Here's a helper and Cain planting Sunflowers and Cosmos around the vegetable field. They should look gorgeous in mid-summer and they'll attract bees and beneficial insects.
On this workday, we mulched the orchard trees with wood chips.
Here's a load Saha is driving up the hill to the orchard.
Putting them in wheelbarrows for the manual laborers to move to the trees.
After that heavy duty wood chip spreading day, one our wheelbarrows gave out. Luckily farm supporter, Heather Lussier (a Certified Professional Photographer) donated a new one to the farm.
This bobcat has been sighted on a neighboring field, undoubtedly hunting gophers.
Here's one reason Ananda eggs taste so good. Ananda chickens get to free range by a pond, amongst the flowers, and in the vision of our outdoor altar.
Our old chicken coop was too small and needed to be moved out of the field to make room for more vegetable planting. It was a two-tractor job.
We put a lot of effort into improving our soil. Here I took about 100 or so partially
rotted pine wood stakes and pounded them into a hoop house growing beds.
They will rot in the ground, providing food for worms and microbes.
Ultimately turning into compost and fertilizer for the plants.
In our hoop house we've added a lot of wood chip mulch to help improve the soil.
Worms love wood chips. Can you spot the worm in this picture? It's at about 11 o'clock just above the tomato seedling.
Notice the worm holes in this picture. These worm holes provide an ideal growing chamber for plant roots. They allow oxygen into the ground and they stay moist and best of all the worm leaves it's fertilizer rich castings around the inside of the hole. It's the ideal condition for a plant root to grow into.
Here's an up-close photo of a root growing in a worm hole.
A big disadvantage of wood chips is that they provide an ideal habitat for pill bugs aka rollypollies.
Here's a horde of them devouring our recent squash transplant
This guilty rollypollie just felled a tomato transplant by munching around its base.
For his crime, he was tossed out into the field.

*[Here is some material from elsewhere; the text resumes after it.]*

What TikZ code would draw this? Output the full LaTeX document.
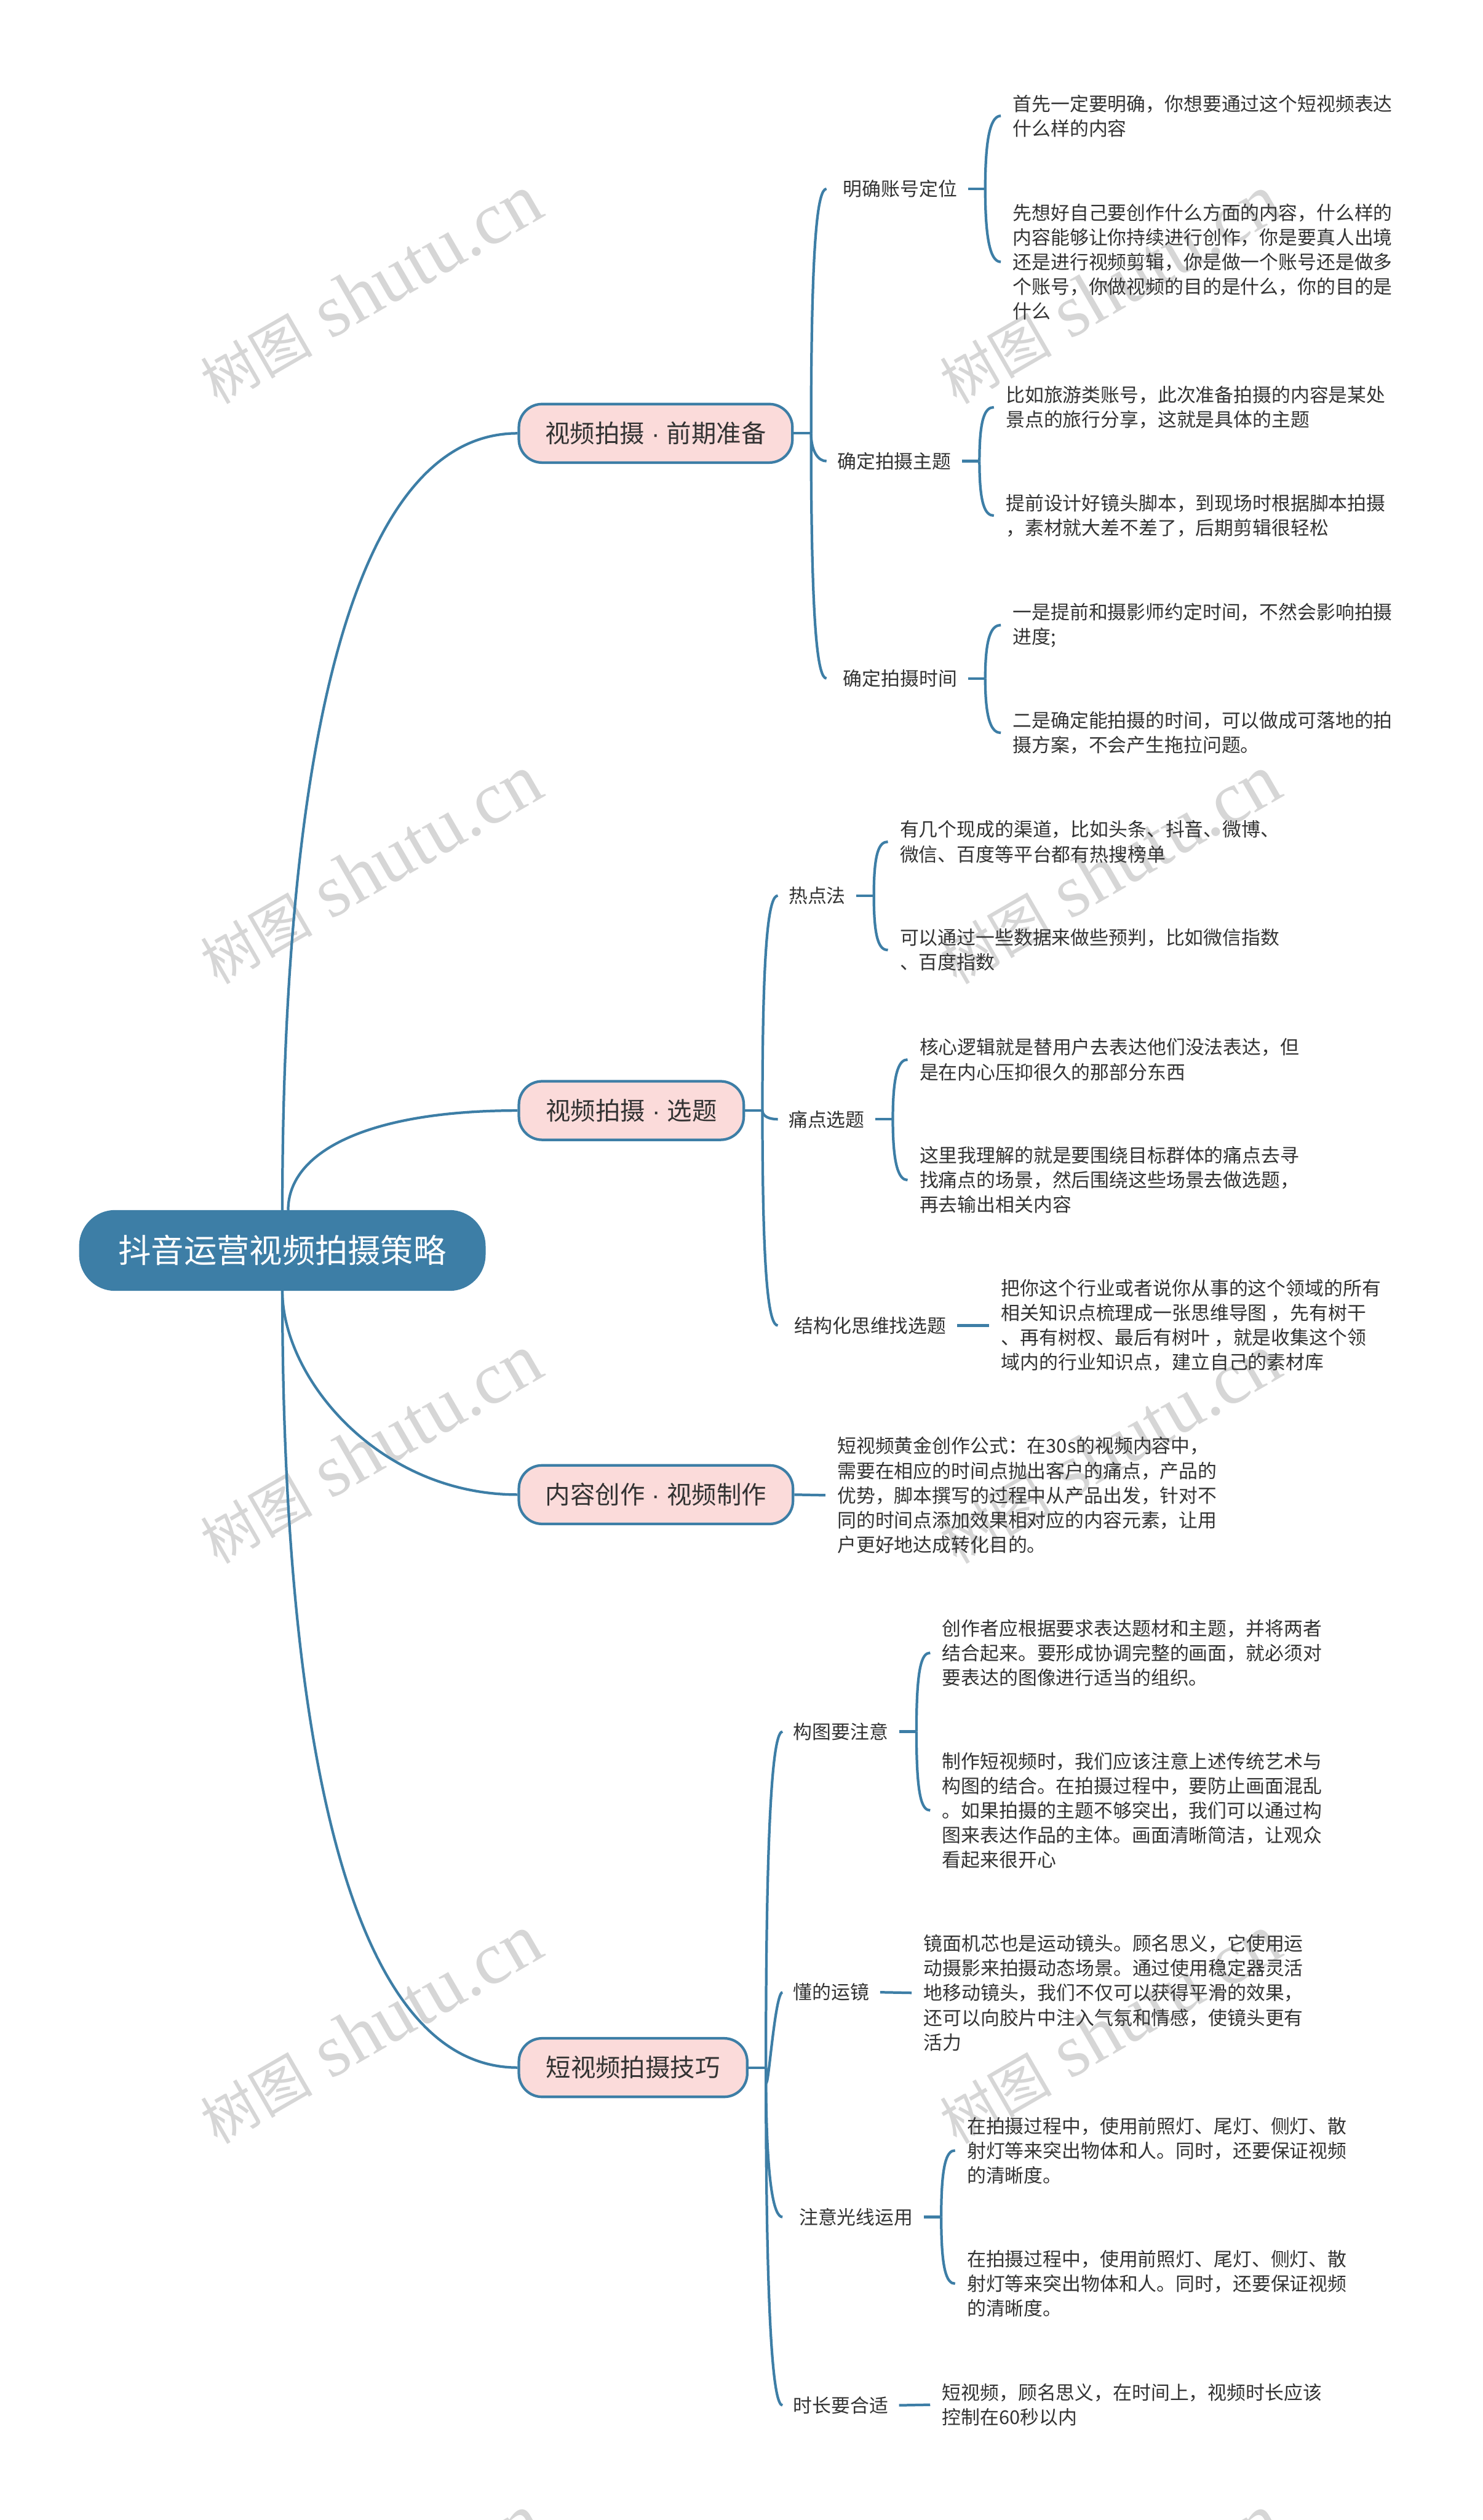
\documentclass[tikz,border=0pt]{standalone}
\usepackage{fontspec}
\setmainfont{Noto Sans CJK SC}
\newfontfamily\wmlatin{Liberation Serif}
\newfontfamily\dotfont{Liberation Sans}
\usepackage{xcolor}
\usetikzlibrary{calc}
\definecolor{teal}{HTML}{3D7EA6}
\definecolor{blush}{HTML}{FBDBDA}
\definecolor{mark}{HTML}{D6D6D6}
\definecolor{ink}{HTML}{333333}
\newcommand\tdot{{\dotfont\ ·\ }}

\begin{document}
\begin{tikzpicture}[
x=0.01cm, y=-0.01cm,
rootbox/.style={
	draw=teal, fill=teal, line width=.45mm, rounded corners=6mm,
	minimum width=6.97cm, minimum height=1.35cm, inner sep=0pt,
	text=white, font=\fontsize{16.1}{20}\selectfont
},
topic/.style={
	draw=teal, fill=blush, line width=.45mm, rounded corners=4mm,
	minimum height=1.01cm, inner sep=0pt,
	text=ink, font=\fontsize{12.2}{15}\selectfont
},
sub/.style={
	anchor=west, inner xsep=1.8mm, inner ysep=0pt,
	text=ink, font=\fontsize{9.32}{12.1}\selectfont
},
pad/.style={execute at begin node=\hspace{1mm}},
leaf/.style={
	anchor=west, inner xsep=2mm, inner ysep=0pt, align=left,
	text=ink, font=\fontsize{9.32}{12.1}\selectfont
},
wmark/.style={rotate=30, text=mark, inner sep=0pt},
link/.style={draw=teal, line width=.45mm},
limb/.style={link, out distance=#1, in distance=1.5mm}
]
\useasboundingbox (0,0) rectangle (2560,4350);

% watermark
\begin{scope}
\clip (0,0) rectangle (2560,4350);
\foreach \wx in {640,1916}
	\foreach \wy in {500,1501,2502,3503,4504}
		\node[wmark] (wm-\wx-\wy) at (\wx,\wy)
			{\fontsize{27.5}{30}\selectfont 树图\wmlatin\fontsize{36.5}{40}\selectfont\ shutu.cn};
\end{scope}

\node[rootbox] (root) at (487.5,2158.5) {抖音运营视频拍摄策略};

\node[topic,minimum width=4.72cm] (a) at (1132,748) {视频拍摄\tdot 前期准备};
\node[topic,minimum width=3.88cm] (b) at (1090,1917) {视频拍摄\tdot 选题};
\node[topic,minimum width=4.73cm] (c) at (1132.5,2580) {内容创作\tdot 视频制作};
\node[topic,minimum width=3.94cm] (d) at (1093,3569) {短视频拍摄技巧};

\node[sub,pad] (a1) at (1427,326) {明确账号定位};
\node[sub] (a2) at (1427,796) {确定拍摄主题};
\node[sub,pad] (a3) at (1427,1171) {确定拍摄时间};
\node[sub] (b1) at (1343,1546) {热点法};
\node[sub] (b2) at (1343,1932) {痛点选题};
\node[sub,pad] (b3) at (1343,2288) {结构化思维找选题};
\node[sub] (d1) at (1351,2989) {构图要注意};
\node[sub] (d2) at (1351,3439) {懂的运镜};
\node[sub,pad] (d3) at (1351,3827) {注意光线运用};
\node[sub] (d4) at (1351,4152) {时长要合适};

\node[leaf] (a11) at (1728,200) {首先一定要明确，你想要通过这个短视频表达\\什么样的内容};
\node[leaf] (a12) at (1728,452) {先想好自己要创作什么方面的内容，什么样的\\内容能够让你持续进行创作，你是要真人出境\\还是进行视频剪辑，你是做一个账号还是做多\\个账号，你做视频的目的是什么，你的目的是\\什么};
\node[leaf] (a21) at (1716,703) {比如旅游类账号，此次准备拍摄的内容是某处\\景点的旅行分享，这就是具体的主题};
\node[leaf] (a22) at (1716,890) {提前设计好镜头脚本，到现场时根据脚本拍摄\\，素材就大差不差了，后期剪辑很轻松};
\node[leaf] (a31) at (1728,1079) {一是提前和摄影师约定时间，不然会影响拍摄\\进度;};
\node[leaf] (a32) at (1728,1265) {二是确定能拍摄的时间，可以做成可落地的拍\\摄方案，不会产生拖拉问题。};
\node[leaf] (b11) at (1533,1453) {有几个现成的渠道，比如头条、抖音、微博、\\微信、百度等平台都有热搜榜单};
\node[leaf] (b12) at (1533,1640) {可以通过一些数据来做些预判，比如微信指数\\、百度指数};
\node[leaf] (b21) at (1567,1829) {核心逻辑就是替用户去表达他们没法表达，但\\是在内心压抑很久的那部分东西};
\node[leaf] (b22) at (1567,2037) {这里我理解的就是要围绕目标群体的痛点去寻\\找痛点的场景，然后围绕这些场景去做选题，\\再去输出相关内容};
\node[leaf] (b31) at (1708,2288) {把你这个行业或者说你从事的这个领域的所有\\相关知识点梳理成一张思维导图 ，先有树干\\、再有树杈、最后有树叶 ，就是收集这个领\\域内的行业知识点，建立自己的素材库};
\node[leaf] (c1) at (1425,2581) {短视频黄金创作公式：在30s的视频内容中，\\需要在相应的时间点抛出客户的痛点，产品的\\优势，脚本撰写的过程中从产品出发，针对不\\同的时间点添加效果相对应的内容元素，让用\\户更好地达成转化目的。};
\node[leaf] (d11) at (1606,2853) {创作者应根据要求表达题材和主题，并将两者\\结合起来。要形成协调完整的画面，就必须对\\要表达的图像进行适当的组织。};
\node[leaf] (d12) at (1606,3125) {制作短视频时，我们应该注意上述传统艺术与\\构图的结合。在拍摄过程中，要防止画面混乱\\。如果拍摄的主题不够突出，我们可以通过构\\图来表达作品的主体。画面清晰简洁，让观众\\看起来很开心};
\node[leaf] (d21) at (1574,3440) {镜面机芯也是运动镜头。顾名思义，它使用运\\动摄影来拍摄动态场景。通过使用稳定器灵活\\地移动镜头，我们不仅可以获得平滑的效果，\\还可以向胶片中注入气氛和情感，使镜头更有\\活力};
\node[leaf] (d31) at (1649,3712) {在拍摄过程中，使用前照灯、尾灯、侧灯、散\\射灯等来突出物体和人。同时，还要保证视频\\的清晰度。};
\node[leaf] (d32) at (1649,3942) {在拍摄过程中，使用前照灯、尾灯、侧灯、散\\射灯等来突出物体和人。同时，还要保证视频\\的清晰度。};
\node[leaf] (d41) at (1606,4151) {短视频，顾名思义，在时间上，视频时长应该\\控制在60秒以内};

% trunk curves out of the root
\draw[link,out distance=5.91cm,in distance=3.36cm] (root.north) to[out=90,in=180] (a.west);
\draw[link,out distance=1cm,in distance=2.6cm] ([xshift=1mm]root.north) to[out=90,in=180] (b.west);
\draw[link,out distance=1.5cm,in distance=2.4cm] (root.south) to[out=-90,in=180] (c.west);
\draw[link,out distance=5.91cm,in distance=3.36cm] (root.south) to[out=-90,in=180] (d.west);

% stems with a spine behind them
\foreach \p in {a,b,d,a1,a2,a3,b1,b2,d1,d3}
{
	\coordinate (s\p) at ($(\p.east)+(30,0)$);
	\draw[link] (\p.east) -- (s\p);
}
% stems with one leaf
\foreach \p/\q in {b3/b31,c/c1,d2/d21,d4/d41}
	\draw[link] (\p.east) -- (\q.west);

% brackets
\foreach \s/\q/\o/\d in {
	a/a1/90/3.4cm,a/a2/-90/.3cm,a/a3/-90/3.4cm,
	b/b1/90/3cm,b/b2/-90/.1cm,b/b3/-90/3cm,
	d/d1/90/4.6cm,d/d2/-90/1cm,d/d3/-90/2cm,d/d4/-90/4.6cm,
	a1/a11/90/1cm,a1/a12/-90/1cm,a2/a21/90/.75cm,a2/a22/-90/.75cm,
	a3/a31/90/.75cm,a3/a32/-90/.75cm,b1/b11/90/.75cm,b1/b12/-90/.75cm,
	b2/b21/90/.8cm,b2/b22/-90/.8cm,d1/d11/90/1.1cm,d1/d12/-90/1.1cm,
	d3/d31/90/.9cm,d3/d32/-90/.9cm}
	\draw[limb=\d] (s\s) to[out=\o,in=180] (\q.west);
\end{tikzpicture}
\end{document}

To protect our seedlings for the munching pill bug hordes, we had to rake back the wood chip mulch.
Interesting fact: pill bugs have gills and need moist ground to breathe. So they can't stay on dry surface ground for too long. When the plants get bigger we'll try raking the wood chips back.
After all our efforts to get a good crop of tomatoes & squash growing in our hoop house, nature and in particular the last storm had other plans. Oh well, we did need bigger greenhouse growing area for our expanding CSA, guess it is time to build one (donations gladly accepted!).
Many cool weather farmers cover the soil of their beds with black plastic. This helps heat and keep the soil warm, allowing them to plant hot weather loving plants like tomatoes, cucumbers, ...
For the time being we'll be doing the same.
May we all rise on the winds of change!